Conventional rock classification in carbonate reservoirs typically requires considerable amount of core data, which usually may not be available at the depth resolution required for each target interval. In cases of tight carbonate rocks with extremely low porosity (less than 5% in average) and permeability (less than 0.1 md), a reliable rock classification is essential for well stimulation modeling. Such rock classification should take into account depth-by-depth petrophysical, compositional, and elastic properties of the formation. In this paper, we apply an integrated rock classification technique to enhance (a) well-log-based estimates of petrophysical, compositional, and elastic properties and (b) selection of appropriate candidate zones for acid fracturing treatment design in a tight carbonate reservoir in northern slope of Tazhong Uplift, Tarim Basin, China.
We first perform multi-mineral analysis and estimate volumetric concentrations of minerals, porosity, and fluid saturations. Since shear wave sonic logs are not available in most of the wells, we estimate elastic moduli using effective medium models including self-consistent approximation and differential effective medium theory. Corrections including the impact of fluids are developed using Biot-Gassmann fluid substitution. The inputs to the effective medium models include (a) the petrophysical and compositional properties obtained from well logs, (b) bulk and shear moduli for each mineral and fluid component, and (c) shape of rock inclusions (i.e., grains and pores).
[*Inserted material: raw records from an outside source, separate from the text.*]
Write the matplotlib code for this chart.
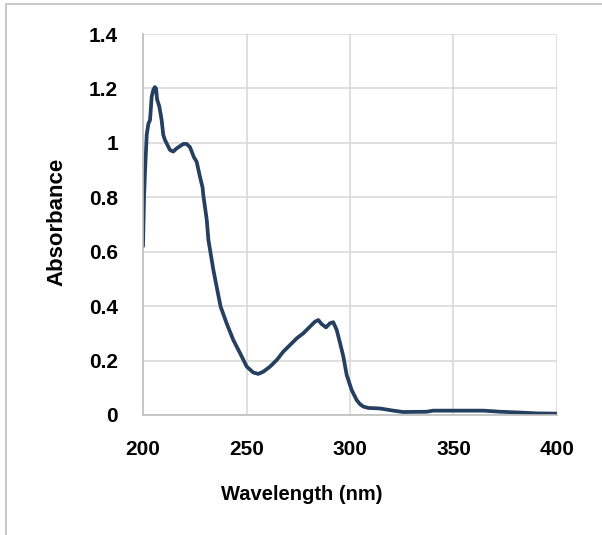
import matplotlib
matplotlib.use("Agg")
import matplotlib.pyplot as plt
from matplotlib.patches import Rectangle

wavelength = [200.0, 200.5, 201.0, 201.8, 202.6, 203.4, 204.2, 205.0, 205.7, 206.3, 206.8, 207.9,
              209.0, 209.8, 210.6, 213.0, 214.6, 216.3, 219.5, 221.1, 222.7, 224.6, 225.9,
              227.5, 228.8, 229.1, 230.8, 231.6, 234.0, 235.9, 237.5, 240.4, 243.6, 246.9,
              250.1, 253.3, 255.7, 258.1, 261.4, 264.6, 267.8, 271.0, 274.3, 277.4, 280.7,
              283.1, 284.7, 286.3, 288.4, 290.3, 291.9, 293.6, 295.2, 296.8, 298.4, 300.8,
              303.2, 304.8, 306.4, 308.8, 314.5, 320.9, 325.7, 337.0, 340.2, 348.3, 364.4,
              372.5, 382.1, 390.2, 400.0]
absorbance = [0.62, 0.80, 0.90, 1.03, 1.07, 1.084, 1.17, 1.195, 1.205, 1.20, 1.16, 1.133,
              1.084, 1.029, 1.011, 0.974, 0.968, 0.980, 0.996, 0.996, 0.984, 0.947, 0.931,
              0.876, 0.835, 0.810, 0.717, 0.643, 0.533, 0.459, 0.398, 0.337, 0.276, 0.227,
              0.178, 0.156, 0.151, 0.159, 0.178, 0.202, 0.233, 0.257, 0.282, 0.300, 0.325,
              0.343, 0.349, 0.334, 0.322, 0.337, 0.341, 0.312, 0.264, 0.214, 0.147, 0.092,
              0.055, 0.040, 0.031, 0.026, 0.024, 0.016, 0.011, 0.012, 0.016, 0.016, 0.016,
              0.012, 0.009, 0.006, 0.005]

x_ticks = [200, 250, 300, 350, 400]
y_ticks = [0, 0.2, 0.4, 0.6, 0.8, 1.0, 1.2, 1.4]
y_tick_labels = ["0", "0.2", "0.4", "0.6", "0.8", "1", "1.2", "1.4"]

plt.rcParams['font.family'] = ['Liberation Sans', 'DejaVu Sans']

fig = plt.figure(figsize=(6.02, 5.35), dpi=100)
fig.patch.set_facecolor('white')
# outer frame
fig.patches.append(Rectangle((6/602, -0.1), 1.2, 1 - 4/535 + 0.1, transform=fig.transFigure,
                             fill=False, edgecolor='#BFBFBF', linewidth=1.2))

ax = fig.add_axes([143/602, 1 - 415/535, (557 - 143)/602, (415 - 34)/535])
ax.plot(wavelength, absorbance, color='#243F60', linewidth=2.7,
        solid_joinstyle='round', solid_capstyle='round')
ax.set_xlim(200, 400)
ax.set_ylim(0, 1.4)
ax.set_xticks(x_ticks)
ax.set_xticklabels([str(t) for t in x_ticks])
ax.set_yticks(y_ticks)
ax.set_yticklabels(y_tick_labels)
ax.grid(True, color='#D9D9D9', linewidth=1.2)
ax.set_axisbelow(True)
for s in ['top', 'right']:
    ax.spines[s].set_visible(False)
for s in ['left', 'bottom']:
    ax.spines[s].set_color('#BFBFBF')
    ax.spines[s].set_linewidth(1.2)
ax.tick_params(length=0, labelsize=15, pad=18)
for lab in ax.get_xticklabels() + ax.get_yticklabels():
    lab.set_fontweight('bold')

fig.text(302/602, 1 - 494/535, 'Wavelength (nm)', ha='center', va='center',
         fontsize=14.5, fontweight='bold')
fig.text(57/602, 1 - 222/535, 'Absorbance', ha='center', va='center', rotation=90,
         fontsize=16, fontweight='bold')

fig.savefig('out.png', dpi=100)
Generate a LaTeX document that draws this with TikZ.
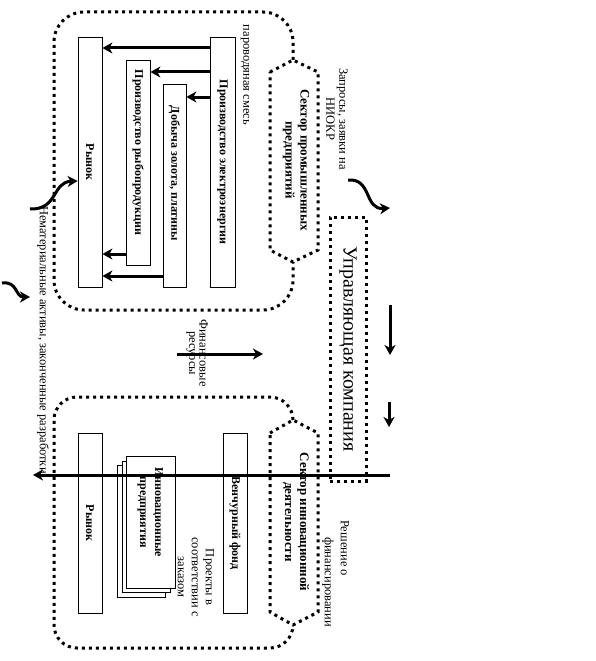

Core measurements are used for cross validating the well-log-based estimates of elastic moduli and petrophysical properties. Accordingly, we proposed a rock classification technique using unsupervised neural network that integrated depth-by-depth volumetric concentrations of minerals, porosity, and elastic moduli. Finally, we derived permeability models in each rock type and estimated the permeability in the target depth intervals. Variogram analysis on well-log-based estimates of permeability provides correlation lengths as inputs to acid fracturing treatment modeling.
We successfully applied the technique introduced here to a challenging tight gas interval of Tarim field in China. The estimated porosity and permeability were in good agreement with laboratory core measurements. The identified rock classes were verified by core samples and thin sections. We estimated elastic moduli with average relative errors of approximately 13% compare to the core measurements. The estimated elastic moduli were used as a key input for modeling of acid-fracturing treatments and improved stimulation success.
The rock classification technique introduced here provides important input parameters for well stimulation modeling, gives insight into evaluation of acid fracturing in tight carbonate reservoir, and helps with selection of best candidate zones for acid fracturing treatment design.